# Given problem
Repeat every line of the listing below exactly, minus the pictures.

========================================

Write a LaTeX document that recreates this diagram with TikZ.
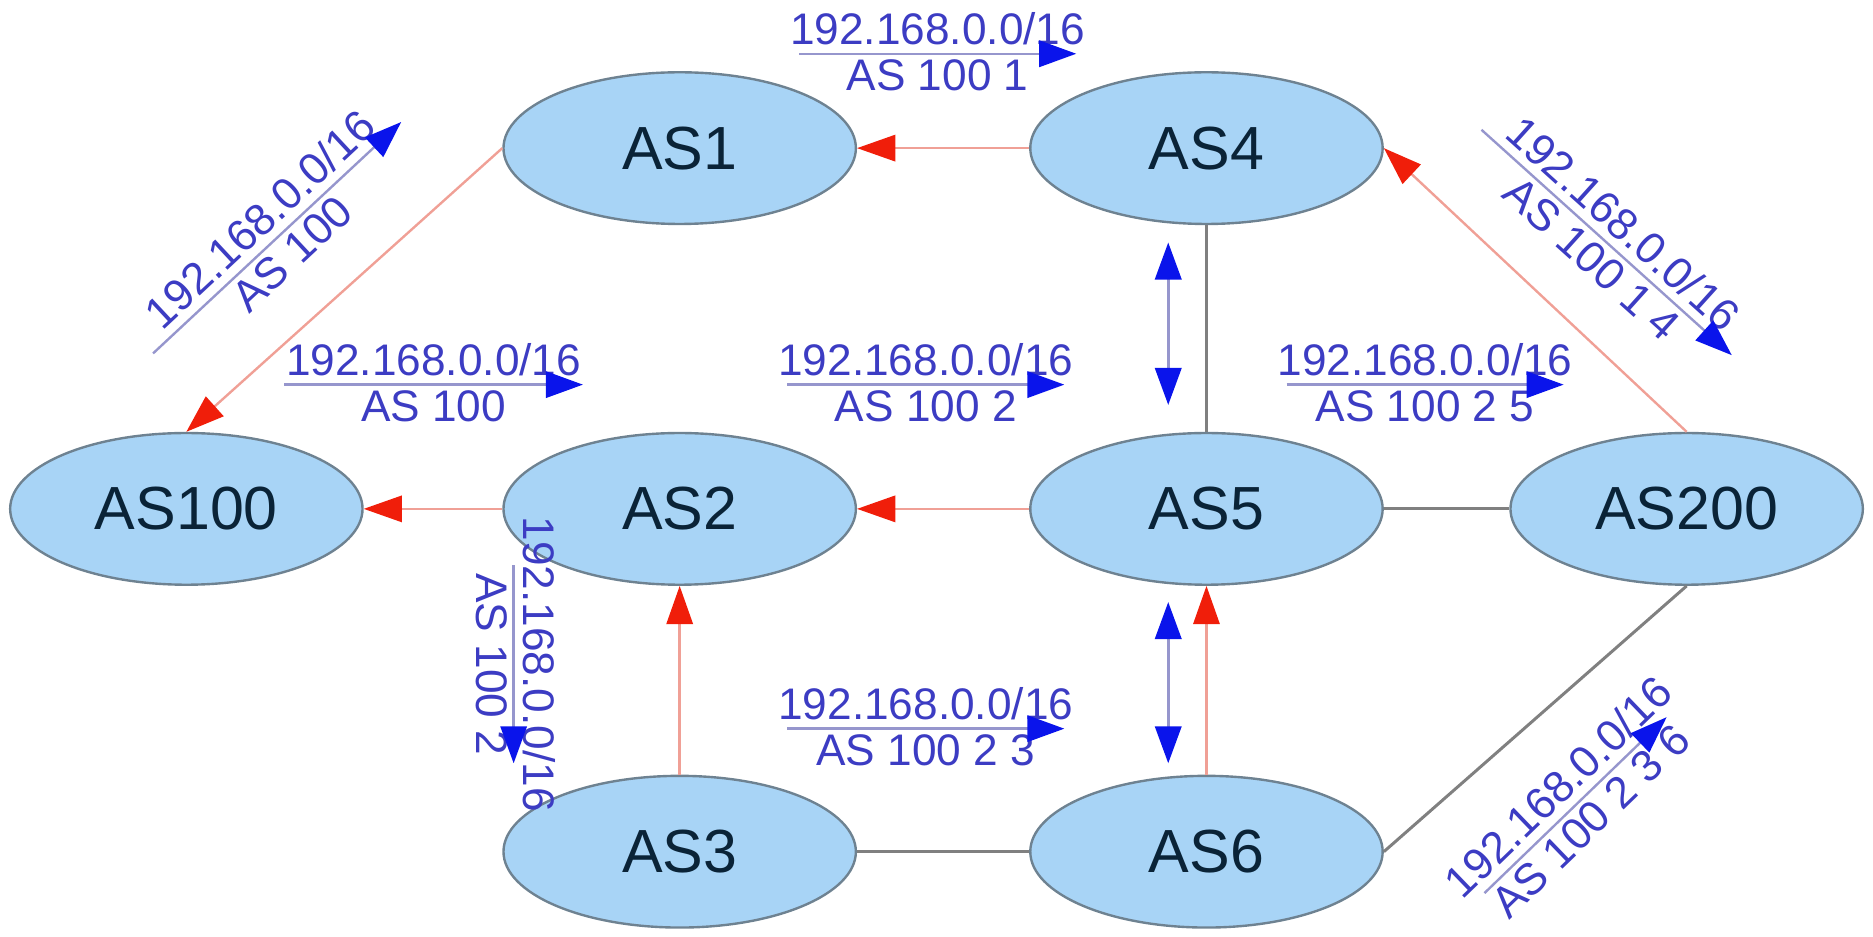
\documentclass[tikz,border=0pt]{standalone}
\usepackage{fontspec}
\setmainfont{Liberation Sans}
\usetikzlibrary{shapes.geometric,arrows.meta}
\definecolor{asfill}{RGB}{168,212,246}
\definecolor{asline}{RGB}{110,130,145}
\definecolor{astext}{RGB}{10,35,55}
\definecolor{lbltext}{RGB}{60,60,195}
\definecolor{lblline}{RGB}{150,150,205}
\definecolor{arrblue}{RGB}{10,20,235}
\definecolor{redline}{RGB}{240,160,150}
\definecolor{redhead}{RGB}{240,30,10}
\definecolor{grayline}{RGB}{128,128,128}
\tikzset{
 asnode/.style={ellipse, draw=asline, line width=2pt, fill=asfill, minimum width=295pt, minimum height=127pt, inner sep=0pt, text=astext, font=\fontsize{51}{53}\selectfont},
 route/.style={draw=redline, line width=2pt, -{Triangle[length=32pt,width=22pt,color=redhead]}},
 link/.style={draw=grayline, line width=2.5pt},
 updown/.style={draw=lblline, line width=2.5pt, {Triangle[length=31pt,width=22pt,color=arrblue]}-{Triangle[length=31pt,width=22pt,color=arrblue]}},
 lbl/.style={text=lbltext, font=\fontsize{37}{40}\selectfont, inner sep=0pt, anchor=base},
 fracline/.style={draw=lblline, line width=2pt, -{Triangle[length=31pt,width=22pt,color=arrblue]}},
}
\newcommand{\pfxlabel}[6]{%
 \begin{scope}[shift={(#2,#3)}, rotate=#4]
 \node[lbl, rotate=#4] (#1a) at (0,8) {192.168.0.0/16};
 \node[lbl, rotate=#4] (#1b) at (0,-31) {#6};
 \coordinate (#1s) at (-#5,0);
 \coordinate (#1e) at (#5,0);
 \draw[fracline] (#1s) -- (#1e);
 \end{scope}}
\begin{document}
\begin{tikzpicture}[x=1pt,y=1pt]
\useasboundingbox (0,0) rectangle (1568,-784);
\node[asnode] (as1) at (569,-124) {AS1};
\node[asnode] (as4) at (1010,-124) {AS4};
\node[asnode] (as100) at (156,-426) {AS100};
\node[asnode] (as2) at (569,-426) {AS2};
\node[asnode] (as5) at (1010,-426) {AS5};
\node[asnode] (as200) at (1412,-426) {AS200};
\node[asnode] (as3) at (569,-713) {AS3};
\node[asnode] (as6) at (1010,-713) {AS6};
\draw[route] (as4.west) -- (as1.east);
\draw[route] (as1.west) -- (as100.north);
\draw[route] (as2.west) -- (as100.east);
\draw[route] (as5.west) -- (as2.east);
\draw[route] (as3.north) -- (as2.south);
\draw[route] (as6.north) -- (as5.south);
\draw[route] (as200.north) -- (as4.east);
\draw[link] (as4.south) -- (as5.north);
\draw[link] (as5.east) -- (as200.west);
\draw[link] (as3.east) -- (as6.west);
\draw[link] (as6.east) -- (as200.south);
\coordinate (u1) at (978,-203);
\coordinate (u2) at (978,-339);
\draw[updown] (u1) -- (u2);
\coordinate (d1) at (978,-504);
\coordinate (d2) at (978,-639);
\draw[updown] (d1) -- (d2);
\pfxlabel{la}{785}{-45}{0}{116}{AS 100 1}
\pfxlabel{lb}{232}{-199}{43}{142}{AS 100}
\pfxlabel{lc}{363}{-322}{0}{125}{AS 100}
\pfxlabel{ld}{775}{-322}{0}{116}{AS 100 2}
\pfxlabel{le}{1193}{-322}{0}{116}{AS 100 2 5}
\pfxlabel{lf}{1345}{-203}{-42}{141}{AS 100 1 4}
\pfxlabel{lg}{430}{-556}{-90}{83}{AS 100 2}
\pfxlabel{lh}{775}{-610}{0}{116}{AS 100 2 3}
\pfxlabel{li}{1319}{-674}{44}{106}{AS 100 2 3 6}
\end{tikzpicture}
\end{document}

========================================

# Result
Write a LaTeX document that recreates this diagram with TikZ.
\documentclass[tikz,border=0pt]{standalone}
\usepackage{fontspec}
\setmainfont{Liberation Sans}
\usetikzlibrary{shapes.geometric,arrows.meta}
\definecolor{asfill}{RGB}{168,212,246}
\definecolor{asline}{RGB}{110,130,145}
\definecolor{astext}{RGB}{10,35,55}
\definecolor{lbltext}{RGB}{60,60,195}
\definecolor{lblline}{RGB}{150,150,205}
\definecolor{arrblue}{RGB}{10,20,235}
\definecolor{redline}{RGB}{240,160,150}
\definecolor{redhead}{RGB}{240,30,10}
\definecolor{grayline}{RGB}{128,128,128}
\tikzset{
 asnode/.style={ellipse, draw=asline, line width=2pt, fill=asfill, minimum width=295pt, minimum height=127pt, inner sep=0pt, text=astext, font=\fontsize{51}{53}\selectfont},
 route/.style={draw=redline, line width=2pt, -{Triangle[length=32pt,width=22pt,color=redhead]}},
 link/.style={draw=grayline, line width=2.5pt},
 updown/.style={draw=lblline, line width=2.5pt, {Triangle[length=31pt,width=22pt,color=arrblue]}-{Triangle[length=31pt,width=22pt,color=arrblue]}},
 lbl/.style={text=lbltext, font=\fontsize{37}{40}\selectfont, inner sep=0pt, anchor=base},
 fracline/.style={draw=lblline, line width=2pt, -{Triangle[length=31pt,width=22pt,color=arrblue]}},
}
\newcommand{\pfxlabel}[6]{%
 \begin{scope}[shift={(#2,#3)}, rotate=#4]
 \node[lbl, rotate=#4] (#1a) at (0,8) {192.168.0.0/16};
 \node[lbl, rotate=#4] (#1b) at (0,-31) {#6};
 \coordinate (#1s) at (-#5,0);
 \coordinate (#1e) at (#5,0);
 \draw[fracline] (#1s) -- (#1e);
 \end{scope}}
\begin{document}
\begin{tikzpicture}[x=1pt,y=1pt]
\useasboundingbox (0,0) rectangle (1568,-784);
\node[asnode] (as1) at (569,-124) {AS1};
\node[asnode] (as4) at (1010,-124) {AS4};
\node[asnode] (as100) at (156,-426) {AS100};
\node[asnode] (as2) at (569,-426) {AS2};
\node[asnode] (as5) at (1010,-426) {AS5};
\node[asnode] (as200) at (1412,-426) {AS200};
\node[asnode] (as3) at (569,-713) {AS3};
\node[asnode] (as6) at (1010,-713) {AS6};
\draw[route] (as4.west) -- (as1.east);
\draw[route] (as1.west) -- (as100.north);
\draw[route] (as2.west) -- (as100.east);
\draw[route] (as5.west) -- (as2.east);
\draw[route] (as3.north) -- (as2.south);
\draw[route] (as6.north) -- (as5.south);
\draw[route] (as200.north) -- (as4.east);
\draw[link] (as4.south) -- (as5.north);
\draw[link] (as5.east) -- (as200.west);
\draw[link] (as3.east) -- (as6.west);
\draw[link] (as6.east) -- (as200.south);
\coordinate (u1) at (978,-203);
\coordinate (u2) at (978,-339);
\draw[updown] (u1) -- (u2);
\coordinate (d1) at (978,-504);
\coordinate (d2) at (978,-639);
\draw[updown] (d1) -- (d2);
\pfxlabel{la}{785}{-45}{0}{116}{AS 100 1}
\pfxlabel{lb}{232}{-199}{43}{142}{AS 100}
\pfxlabel{lc}{363}{-322}{0}{125}{AS 100}
\pfxlabel{ld}{775}{-322}{0}{116}{AS 100 2}
\pfxlabel{le}{1193}{-322}{0}{116}{AS 100 2 5}
\pfxlabel{lf}{1345}{-203}{-42}{141}{AS 100 1 4}
\pfxlabel{lg}{430}{-556}{-90}{83}{AS 100 2}
\pfxlabel{lh}{775}{-610}{0}{116}{AS 100 2 3}
\pfxlabel{li}{1319}{-674}{44}{106}{AS 100 2 3 6}
\end{tikzpicture}
\end{document}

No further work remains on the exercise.